Mike: you're right - I share your hope for multiple voices, even though the
topic is, perhaps, too "sensitive" or "delicate"...
As for autonomy, academic freedom, homogeneity of intellect, conformism etc.:
"To be sure, the universities had autonomy from government, but for a very long
time, the universities did not extend that autonomy to the individuals within
them. In fact, the university accommodated, often with the help of the
professoriate, prevailing social pressures. Conformity has always been the wall
against which academic freedom throws itself. The same tends to be true in both
Canada and the United States.

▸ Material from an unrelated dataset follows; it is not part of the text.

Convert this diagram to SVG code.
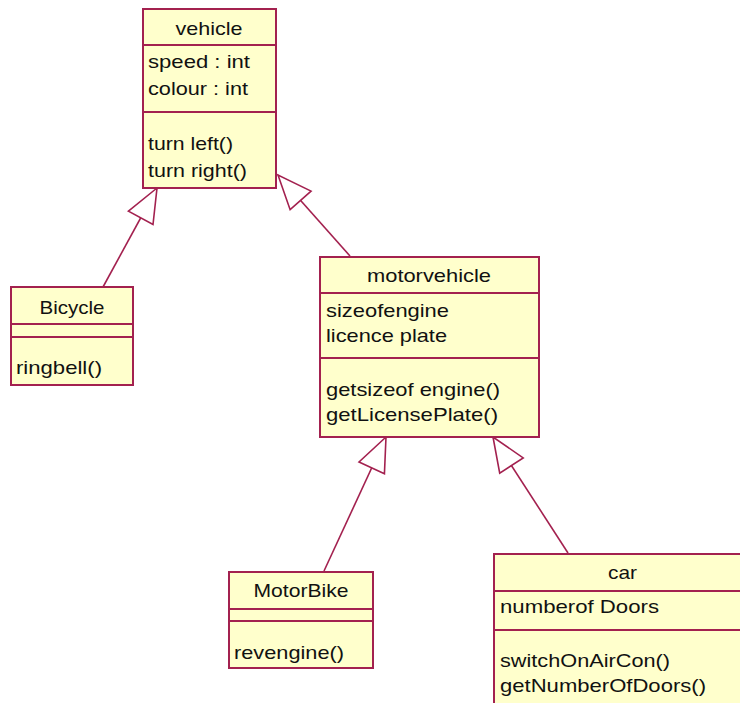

During the First World War, the president of
Columbia University made it absolutely clear that professors unable to espouse
complete, enthusiastic, and patriotic support of the war effort would be
unwelcome in the university. Similarly, in the 1930s, the leader of the
opposition in the Ontario legislature insisted that there should be no anti-
British sentiments expressed in universities. Canada was a British colony and
therefore had no room for anti-British expressions. More significantly, he went
on to say that this issue was not one of freedom of speech but rather an issue
of the basic conception of the role of the university in a British society. He
said that just as a priest who went outside a church and ridiculed religion
would clearly have no place as a priest in the institution of the church, a
professor who promoted decolonization and Canadian sovereignty should not teach
in an Ontario university. Again and again, under the pressures of changing
social values, professors and administrators inside the university redefine the
boundaries of acceptable behaviour. Put differently, even though you can only
be fired from a university for 'cause,' moral turpitude has always been the
primary cause for which you can be fired, and moral turpitude gets redefined in
each generation and in each moral crisis of the culture. During McCarthyism in
the United States, the same problem arose. Universities needed to eject people
who were considered unpatriotic without seeming to jeopardize academic freedom,
so they worked out a way to get rid of all the people who took the Fifth
Amendment. When some investigating committees demanded to know whether certain
professors were Communists, and when these individuals failed to disclose
whether they were Communists, such faculty members were said to lack candour.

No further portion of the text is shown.